While the issue of energy efficiency was one of the objectives of the Kyoto Protocol for the energy sector, and it continues to remain on the front burner of both operators in the energy industry and policy makers; it will only make more sense if, and when the generation of clean and affordable energy is achieved. While there exists very persuasive proof that clean energy is achievable, the questions still linger as to how soon and how affordable especially for the developing world.

If the developed world is still facing the challenges discussed above, the case of the developing world is hopeless for now, because, it is not only that they do not have the expertise, the technology too might be beyond their meager resources. The most viable means of accessing and using these technologies for the developing countries of the world even when these technologies become commercially available is for corporations in the developed parts of the world is to use the CDM scheme under the Kyoto Protocol and the multilateral institutions under the World Bank, such as the Global Environment Facility (GEF), Carbon Finance Unit (CFU) and the Multilateral Investment Guarantee Agency (MIGA). These agencies, except MIGA, were set up to enhance clean development and mitigate the impact of climate change by mobilizing and channeling funds appropriately. Using these multilateral agencies will provide the needed capital as well as a safety net against the prevalent political instability that many of these developing nations are known for. This way, a lot of barriers will be broken, while societies which would otherwise not be able to afford clean energy will have it. Also, in addition to having done business abroad, the corporations from the North can also earn carbon credit to use on the domestic market.

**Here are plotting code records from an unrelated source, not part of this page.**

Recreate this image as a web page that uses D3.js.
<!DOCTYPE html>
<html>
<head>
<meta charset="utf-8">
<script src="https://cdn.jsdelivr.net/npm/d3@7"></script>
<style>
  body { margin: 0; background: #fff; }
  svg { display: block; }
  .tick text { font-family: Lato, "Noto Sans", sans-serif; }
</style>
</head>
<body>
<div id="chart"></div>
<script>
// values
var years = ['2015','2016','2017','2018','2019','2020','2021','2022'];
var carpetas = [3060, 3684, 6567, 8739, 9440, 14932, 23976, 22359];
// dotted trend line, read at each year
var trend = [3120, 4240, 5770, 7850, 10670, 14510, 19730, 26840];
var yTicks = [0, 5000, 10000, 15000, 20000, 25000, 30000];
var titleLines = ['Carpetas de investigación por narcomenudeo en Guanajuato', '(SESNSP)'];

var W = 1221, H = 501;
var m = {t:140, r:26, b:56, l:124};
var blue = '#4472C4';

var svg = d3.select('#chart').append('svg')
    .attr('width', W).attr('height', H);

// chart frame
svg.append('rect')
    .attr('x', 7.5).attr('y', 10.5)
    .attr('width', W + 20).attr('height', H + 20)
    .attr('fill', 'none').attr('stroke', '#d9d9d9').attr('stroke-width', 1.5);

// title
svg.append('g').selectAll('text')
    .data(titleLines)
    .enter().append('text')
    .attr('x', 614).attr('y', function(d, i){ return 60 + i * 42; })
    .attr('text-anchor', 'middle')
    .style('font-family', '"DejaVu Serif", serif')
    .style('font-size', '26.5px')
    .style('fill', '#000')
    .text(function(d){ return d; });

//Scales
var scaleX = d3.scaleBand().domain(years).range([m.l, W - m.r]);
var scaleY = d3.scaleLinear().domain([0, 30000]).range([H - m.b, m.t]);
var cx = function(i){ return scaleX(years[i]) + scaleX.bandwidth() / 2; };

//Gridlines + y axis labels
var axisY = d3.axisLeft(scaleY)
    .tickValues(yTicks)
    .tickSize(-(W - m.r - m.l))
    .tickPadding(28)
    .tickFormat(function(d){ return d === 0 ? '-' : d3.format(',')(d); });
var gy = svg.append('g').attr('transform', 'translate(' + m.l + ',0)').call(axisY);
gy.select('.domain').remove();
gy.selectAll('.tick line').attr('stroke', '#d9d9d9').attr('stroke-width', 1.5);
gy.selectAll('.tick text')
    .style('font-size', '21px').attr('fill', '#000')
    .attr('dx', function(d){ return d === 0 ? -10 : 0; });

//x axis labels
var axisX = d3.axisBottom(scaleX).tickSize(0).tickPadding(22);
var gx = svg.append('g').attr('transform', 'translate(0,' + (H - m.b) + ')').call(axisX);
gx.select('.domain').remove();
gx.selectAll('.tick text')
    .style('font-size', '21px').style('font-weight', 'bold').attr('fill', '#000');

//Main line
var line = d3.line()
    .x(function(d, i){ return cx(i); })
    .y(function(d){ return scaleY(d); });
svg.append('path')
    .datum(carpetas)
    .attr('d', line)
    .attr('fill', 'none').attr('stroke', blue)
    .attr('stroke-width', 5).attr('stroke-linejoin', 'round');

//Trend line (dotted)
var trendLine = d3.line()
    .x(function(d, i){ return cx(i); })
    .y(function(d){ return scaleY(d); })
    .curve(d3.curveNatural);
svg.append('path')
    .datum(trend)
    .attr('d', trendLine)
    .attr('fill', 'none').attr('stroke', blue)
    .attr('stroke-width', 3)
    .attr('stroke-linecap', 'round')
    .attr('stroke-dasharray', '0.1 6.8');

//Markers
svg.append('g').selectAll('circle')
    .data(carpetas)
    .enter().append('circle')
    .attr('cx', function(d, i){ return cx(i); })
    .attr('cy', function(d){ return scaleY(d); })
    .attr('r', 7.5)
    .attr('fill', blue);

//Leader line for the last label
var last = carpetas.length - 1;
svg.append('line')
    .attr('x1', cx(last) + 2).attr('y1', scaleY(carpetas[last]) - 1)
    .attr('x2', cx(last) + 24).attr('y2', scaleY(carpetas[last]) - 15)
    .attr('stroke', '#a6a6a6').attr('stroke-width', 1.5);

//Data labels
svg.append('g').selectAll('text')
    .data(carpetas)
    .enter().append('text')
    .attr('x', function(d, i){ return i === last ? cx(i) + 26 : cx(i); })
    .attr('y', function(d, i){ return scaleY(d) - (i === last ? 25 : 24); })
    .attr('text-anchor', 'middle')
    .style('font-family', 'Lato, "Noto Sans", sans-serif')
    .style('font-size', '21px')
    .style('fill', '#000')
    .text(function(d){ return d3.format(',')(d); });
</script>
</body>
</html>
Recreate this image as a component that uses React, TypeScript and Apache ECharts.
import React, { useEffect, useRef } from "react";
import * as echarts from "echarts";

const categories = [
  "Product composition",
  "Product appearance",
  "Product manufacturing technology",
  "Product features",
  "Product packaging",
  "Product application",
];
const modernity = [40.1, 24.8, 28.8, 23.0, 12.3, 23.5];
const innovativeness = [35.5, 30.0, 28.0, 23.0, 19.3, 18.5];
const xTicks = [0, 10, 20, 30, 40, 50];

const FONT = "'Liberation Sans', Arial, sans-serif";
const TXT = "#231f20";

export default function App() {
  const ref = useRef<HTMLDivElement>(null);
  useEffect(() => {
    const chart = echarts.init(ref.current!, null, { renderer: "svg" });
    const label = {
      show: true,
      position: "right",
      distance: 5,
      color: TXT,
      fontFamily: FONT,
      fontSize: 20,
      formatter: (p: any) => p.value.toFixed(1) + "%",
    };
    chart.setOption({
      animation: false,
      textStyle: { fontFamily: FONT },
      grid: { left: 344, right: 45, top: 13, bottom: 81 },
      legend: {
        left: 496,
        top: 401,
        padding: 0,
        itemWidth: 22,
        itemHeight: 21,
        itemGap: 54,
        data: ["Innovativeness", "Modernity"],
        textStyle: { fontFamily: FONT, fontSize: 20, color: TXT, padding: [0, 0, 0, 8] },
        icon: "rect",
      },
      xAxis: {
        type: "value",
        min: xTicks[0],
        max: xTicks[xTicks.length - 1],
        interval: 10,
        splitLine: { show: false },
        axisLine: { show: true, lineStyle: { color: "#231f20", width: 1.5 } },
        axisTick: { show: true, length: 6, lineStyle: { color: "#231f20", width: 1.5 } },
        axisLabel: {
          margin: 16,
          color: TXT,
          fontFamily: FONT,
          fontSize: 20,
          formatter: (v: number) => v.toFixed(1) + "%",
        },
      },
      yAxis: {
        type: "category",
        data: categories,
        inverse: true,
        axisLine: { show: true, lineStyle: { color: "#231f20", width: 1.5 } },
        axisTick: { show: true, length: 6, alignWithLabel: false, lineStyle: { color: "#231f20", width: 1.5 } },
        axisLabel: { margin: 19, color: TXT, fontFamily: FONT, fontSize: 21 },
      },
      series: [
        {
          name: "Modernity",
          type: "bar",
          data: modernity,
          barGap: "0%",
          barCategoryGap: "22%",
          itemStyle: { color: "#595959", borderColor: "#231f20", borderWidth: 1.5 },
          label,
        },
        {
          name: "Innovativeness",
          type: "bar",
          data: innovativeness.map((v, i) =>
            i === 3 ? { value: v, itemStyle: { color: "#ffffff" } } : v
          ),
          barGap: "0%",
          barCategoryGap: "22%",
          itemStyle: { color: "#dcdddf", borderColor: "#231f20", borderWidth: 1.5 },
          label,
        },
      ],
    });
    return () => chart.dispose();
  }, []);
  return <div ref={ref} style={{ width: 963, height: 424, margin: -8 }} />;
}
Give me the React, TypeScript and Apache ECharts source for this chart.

These are some of the reasons why the fear of the Kyoto Protocol by a section of the captains of the American industry and economy is, at best, misplaced. The major challenges that will be associated with the transition to clean energy are the capital and the technology required to upgrade the technology and infrastructure currently in use. This is required in every sector every now and then, including the public sector, and with proper planning and execution, this transition can be achieved over time with minimal disruptions in operations and consumer adjustments. If we weigh the benefit against the cost, especially in the long run, it is clearly a journey worth undertaking.

While we have made enough advances that show clean energy to be attainable, the biggest challenge that appears to stand between us and that goal is the development of appropriate technology and its proliferation by the resources available to us.